Aim:
Select every line below containing the word "this".

[Code that draws figures]
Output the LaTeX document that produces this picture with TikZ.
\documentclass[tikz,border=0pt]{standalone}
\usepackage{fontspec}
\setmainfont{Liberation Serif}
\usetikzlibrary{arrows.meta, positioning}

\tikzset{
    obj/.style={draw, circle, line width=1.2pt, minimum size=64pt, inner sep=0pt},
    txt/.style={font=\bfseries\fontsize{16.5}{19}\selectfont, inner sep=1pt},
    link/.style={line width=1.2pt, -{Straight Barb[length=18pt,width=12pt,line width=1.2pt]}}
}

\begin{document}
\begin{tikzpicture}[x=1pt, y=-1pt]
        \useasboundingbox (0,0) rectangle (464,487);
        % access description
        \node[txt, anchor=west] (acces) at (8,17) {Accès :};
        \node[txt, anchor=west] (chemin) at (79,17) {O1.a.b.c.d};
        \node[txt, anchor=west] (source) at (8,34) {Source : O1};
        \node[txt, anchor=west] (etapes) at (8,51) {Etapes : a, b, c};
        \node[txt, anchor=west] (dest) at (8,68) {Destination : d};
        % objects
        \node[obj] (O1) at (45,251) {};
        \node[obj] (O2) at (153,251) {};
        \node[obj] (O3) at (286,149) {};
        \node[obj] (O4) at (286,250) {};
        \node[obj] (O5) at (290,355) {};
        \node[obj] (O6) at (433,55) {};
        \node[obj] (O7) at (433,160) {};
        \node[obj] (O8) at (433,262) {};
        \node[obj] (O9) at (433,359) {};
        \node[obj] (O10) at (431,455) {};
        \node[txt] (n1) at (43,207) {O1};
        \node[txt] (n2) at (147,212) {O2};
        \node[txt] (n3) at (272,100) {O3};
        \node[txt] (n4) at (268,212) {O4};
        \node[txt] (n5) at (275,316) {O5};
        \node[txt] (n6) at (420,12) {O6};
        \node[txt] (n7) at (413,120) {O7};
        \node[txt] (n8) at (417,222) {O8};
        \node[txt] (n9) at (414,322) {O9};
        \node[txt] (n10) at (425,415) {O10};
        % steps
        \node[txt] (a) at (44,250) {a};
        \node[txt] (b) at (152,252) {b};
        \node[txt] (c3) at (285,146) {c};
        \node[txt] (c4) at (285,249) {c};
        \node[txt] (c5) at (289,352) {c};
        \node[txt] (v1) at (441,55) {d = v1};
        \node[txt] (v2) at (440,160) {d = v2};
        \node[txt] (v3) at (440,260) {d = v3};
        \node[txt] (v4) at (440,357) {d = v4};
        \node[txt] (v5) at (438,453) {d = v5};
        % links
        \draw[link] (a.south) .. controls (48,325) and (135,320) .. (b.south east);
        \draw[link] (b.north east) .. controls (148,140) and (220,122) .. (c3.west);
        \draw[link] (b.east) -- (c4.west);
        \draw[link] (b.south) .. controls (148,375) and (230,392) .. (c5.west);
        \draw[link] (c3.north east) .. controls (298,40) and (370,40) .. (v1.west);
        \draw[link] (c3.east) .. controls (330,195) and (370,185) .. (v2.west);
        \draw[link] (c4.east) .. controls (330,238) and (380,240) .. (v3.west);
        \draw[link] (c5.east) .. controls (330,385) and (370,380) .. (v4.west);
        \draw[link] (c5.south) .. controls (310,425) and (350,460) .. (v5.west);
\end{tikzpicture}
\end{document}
--
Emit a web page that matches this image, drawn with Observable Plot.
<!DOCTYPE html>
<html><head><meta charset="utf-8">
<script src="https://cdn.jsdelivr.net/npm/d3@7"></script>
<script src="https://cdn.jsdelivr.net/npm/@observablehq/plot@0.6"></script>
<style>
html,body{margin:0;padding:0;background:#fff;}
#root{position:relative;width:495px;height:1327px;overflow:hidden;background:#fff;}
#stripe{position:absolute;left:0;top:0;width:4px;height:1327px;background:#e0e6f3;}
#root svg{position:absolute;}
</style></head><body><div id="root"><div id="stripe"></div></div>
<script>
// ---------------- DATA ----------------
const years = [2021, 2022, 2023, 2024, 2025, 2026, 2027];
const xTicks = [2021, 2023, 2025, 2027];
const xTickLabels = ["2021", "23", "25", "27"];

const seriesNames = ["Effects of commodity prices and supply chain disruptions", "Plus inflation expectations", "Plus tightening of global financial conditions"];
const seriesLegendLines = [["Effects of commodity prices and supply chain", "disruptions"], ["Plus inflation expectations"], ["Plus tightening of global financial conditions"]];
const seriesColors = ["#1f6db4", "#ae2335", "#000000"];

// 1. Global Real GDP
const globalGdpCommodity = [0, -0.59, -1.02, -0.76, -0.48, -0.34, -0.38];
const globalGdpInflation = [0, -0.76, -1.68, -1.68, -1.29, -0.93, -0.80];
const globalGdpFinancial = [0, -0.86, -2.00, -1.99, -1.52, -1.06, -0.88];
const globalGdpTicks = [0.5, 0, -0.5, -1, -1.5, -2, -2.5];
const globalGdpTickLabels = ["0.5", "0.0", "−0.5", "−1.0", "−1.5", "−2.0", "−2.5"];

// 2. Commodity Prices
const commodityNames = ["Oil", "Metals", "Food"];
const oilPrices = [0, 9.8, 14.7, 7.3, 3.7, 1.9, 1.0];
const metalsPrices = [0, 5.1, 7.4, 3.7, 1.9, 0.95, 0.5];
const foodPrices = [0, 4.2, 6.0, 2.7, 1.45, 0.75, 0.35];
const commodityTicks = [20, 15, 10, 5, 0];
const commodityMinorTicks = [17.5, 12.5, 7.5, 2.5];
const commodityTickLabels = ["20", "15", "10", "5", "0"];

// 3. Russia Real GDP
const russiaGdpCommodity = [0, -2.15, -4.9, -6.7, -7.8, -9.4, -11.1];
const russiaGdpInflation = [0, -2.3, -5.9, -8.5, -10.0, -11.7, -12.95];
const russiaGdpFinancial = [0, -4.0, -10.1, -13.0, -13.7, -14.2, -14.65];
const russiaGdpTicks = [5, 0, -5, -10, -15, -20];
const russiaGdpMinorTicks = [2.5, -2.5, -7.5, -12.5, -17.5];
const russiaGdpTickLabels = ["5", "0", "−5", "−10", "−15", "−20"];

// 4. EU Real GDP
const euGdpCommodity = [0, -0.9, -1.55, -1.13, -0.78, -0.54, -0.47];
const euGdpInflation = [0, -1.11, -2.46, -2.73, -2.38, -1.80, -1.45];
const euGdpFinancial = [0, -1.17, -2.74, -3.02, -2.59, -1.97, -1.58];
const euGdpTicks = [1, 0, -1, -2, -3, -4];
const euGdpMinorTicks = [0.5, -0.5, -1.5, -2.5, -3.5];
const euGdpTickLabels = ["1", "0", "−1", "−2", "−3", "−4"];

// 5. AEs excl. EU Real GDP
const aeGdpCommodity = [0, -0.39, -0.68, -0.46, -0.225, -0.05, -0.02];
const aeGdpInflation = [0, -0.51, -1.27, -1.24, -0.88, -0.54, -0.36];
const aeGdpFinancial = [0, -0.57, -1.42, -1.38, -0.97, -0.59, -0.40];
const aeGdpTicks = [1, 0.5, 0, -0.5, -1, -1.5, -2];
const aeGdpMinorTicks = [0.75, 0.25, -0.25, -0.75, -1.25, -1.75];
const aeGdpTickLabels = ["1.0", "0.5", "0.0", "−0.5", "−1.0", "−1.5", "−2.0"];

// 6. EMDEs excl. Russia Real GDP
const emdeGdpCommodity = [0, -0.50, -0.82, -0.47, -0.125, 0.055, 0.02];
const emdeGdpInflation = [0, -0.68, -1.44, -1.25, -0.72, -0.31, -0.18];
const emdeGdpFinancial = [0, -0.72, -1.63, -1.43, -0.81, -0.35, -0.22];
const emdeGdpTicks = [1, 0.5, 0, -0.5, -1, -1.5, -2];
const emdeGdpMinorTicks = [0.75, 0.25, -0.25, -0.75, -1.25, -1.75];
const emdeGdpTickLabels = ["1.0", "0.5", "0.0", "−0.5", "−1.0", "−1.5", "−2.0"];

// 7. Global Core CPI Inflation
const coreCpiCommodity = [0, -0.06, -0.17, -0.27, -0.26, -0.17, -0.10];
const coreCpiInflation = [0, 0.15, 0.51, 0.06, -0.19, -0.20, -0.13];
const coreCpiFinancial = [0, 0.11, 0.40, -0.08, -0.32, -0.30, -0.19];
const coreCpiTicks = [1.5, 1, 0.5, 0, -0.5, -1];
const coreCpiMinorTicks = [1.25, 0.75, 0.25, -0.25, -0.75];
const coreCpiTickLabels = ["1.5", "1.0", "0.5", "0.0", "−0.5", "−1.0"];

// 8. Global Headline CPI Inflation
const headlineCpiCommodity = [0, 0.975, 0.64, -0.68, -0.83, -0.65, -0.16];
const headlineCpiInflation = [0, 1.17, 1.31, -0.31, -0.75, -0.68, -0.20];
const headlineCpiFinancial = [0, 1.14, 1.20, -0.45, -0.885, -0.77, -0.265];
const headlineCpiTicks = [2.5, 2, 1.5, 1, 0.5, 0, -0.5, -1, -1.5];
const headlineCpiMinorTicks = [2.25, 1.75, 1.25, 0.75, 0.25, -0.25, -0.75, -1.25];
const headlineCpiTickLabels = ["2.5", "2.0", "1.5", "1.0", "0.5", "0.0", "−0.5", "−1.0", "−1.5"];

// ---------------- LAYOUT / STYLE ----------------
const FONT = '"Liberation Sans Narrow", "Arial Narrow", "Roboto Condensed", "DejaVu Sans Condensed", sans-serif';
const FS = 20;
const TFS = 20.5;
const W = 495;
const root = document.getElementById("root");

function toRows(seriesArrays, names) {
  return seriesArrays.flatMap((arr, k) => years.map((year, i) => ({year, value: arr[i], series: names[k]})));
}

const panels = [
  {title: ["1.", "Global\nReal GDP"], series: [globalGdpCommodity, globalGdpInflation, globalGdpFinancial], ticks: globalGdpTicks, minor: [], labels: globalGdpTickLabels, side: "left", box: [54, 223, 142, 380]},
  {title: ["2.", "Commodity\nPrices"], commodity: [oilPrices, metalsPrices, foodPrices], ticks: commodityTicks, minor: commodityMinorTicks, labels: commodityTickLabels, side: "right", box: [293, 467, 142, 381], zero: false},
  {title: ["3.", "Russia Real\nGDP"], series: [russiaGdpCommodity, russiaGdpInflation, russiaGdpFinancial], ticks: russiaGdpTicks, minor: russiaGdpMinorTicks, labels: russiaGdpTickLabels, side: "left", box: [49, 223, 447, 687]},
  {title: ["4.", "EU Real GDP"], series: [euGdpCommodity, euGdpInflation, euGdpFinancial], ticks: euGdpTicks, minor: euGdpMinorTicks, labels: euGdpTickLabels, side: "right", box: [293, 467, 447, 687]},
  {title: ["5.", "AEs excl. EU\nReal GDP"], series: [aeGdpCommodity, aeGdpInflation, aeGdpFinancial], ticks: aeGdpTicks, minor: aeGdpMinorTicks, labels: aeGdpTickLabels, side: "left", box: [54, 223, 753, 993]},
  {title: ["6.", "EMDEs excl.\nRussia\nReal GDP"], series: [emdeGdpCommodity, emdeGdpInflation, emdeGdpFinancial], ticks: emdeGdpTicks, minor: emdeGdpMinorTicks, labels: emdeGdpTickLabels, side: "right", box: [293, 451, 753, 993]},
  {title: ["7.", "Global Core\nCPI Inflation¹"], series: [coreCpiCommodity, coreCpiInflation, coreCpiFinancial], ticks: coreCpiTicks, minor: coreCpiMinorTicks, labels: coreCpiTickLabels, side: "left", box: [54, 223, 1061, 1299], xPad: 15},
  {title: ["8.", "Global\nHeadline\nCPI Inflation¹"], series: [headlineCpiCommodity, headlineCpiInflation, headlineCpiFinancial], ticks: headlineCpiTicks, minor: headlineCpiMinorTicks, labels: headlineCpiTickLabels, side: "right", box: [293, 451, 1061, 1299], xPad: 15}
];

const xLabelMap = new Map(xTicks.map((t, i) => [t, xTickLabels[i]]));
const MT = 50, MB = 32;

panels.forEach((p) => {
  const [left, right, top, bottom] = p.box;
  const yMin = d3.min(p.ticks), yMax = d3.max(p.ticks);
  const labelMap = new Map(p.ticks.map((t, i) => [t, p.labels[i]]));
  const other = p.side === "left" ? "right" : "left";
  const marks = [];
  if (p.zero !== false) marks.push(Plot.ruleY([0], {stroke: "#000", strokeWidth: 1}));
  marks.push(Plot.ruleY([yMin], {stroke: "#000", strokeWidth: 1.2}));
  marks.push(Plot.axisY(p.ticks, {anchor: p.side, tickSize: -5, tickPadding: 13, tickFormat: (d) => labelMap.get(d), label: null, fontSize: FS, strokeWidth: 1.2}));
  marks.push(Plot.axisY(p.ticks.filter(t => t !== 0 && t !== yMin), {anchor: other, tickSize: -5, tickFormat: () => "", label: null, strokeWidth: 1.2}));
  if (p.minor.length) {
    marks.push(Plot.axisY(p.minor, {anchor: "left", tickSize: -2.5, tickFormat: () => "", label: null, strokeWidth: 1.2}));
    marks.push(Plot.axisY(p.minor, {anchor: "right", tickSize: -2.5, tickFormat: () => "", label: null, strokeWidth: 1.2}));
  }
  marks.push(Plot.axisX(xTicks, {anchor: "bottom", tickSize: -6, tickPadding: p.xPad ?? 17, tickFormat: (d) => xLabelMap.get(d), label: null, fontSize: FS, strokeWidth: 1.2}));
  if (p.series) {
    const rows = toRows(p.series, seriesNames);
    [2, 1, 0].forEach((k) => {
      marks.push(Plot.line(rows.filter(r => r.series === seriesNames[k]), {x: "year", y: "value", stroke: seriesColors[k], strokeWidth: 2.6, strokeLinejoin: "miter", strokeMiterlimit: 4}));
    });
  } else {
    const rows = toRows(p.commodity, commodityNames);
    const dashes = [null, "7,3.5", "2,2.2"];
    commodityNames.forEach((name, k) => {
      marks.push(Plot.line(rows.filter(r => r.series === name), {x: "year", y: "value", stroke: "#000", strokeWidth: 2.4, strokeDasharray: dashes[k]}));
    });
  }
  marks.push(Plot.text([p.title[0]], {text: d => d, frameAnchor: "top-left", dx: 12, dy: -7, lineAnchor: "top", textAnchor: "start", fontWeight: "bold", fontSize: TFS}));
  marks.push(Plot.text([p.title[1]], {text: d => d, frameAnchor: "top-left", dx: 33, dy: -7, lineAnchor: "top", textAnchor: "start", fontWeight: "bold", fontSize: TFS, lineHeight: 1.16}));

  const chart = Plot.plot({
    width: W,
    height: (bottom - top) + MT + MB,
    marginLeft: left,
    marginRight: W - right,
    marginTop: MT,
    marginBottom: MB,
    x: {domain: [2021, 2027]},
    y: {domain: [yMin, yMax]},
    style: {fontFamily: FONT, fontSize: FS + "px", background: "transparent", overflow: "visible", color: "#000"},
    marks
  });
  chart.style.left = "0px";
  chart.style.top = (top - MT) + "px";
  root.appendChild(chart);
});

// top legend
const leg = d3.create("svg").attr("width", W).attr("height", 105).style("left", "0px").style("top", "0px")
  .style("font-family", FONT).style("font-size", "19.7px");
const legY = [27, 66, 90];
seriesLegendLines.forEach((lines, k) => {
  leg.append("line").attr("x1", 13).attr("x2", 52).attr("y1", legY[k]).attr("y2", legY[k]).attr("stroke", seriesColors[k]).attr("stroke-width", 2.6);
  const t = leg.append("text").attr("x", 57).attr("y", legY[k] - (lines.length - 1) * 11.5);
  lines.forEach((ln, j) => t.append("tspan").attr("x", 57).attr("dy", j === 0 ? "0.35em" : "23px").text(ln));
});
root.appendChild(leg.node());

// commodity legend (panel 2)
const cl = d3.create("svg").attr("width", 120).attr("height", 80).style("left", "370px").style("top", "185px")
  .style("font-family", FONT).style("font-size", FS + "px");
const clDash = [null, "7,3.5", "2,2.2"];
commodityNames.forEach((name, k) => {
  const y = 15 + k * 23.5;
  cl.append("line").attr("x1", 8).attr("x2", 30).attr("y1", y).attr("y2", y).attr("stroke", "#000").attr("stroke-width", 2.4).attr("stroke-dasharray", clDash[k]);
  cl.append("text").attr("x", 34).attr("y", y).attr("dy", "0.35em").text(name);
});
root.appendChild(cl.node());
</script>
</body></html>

The output:
Output the LaTeX document that produces this picture with TikZ.
Emit a web page that matches this image, drawn with Observable Plot.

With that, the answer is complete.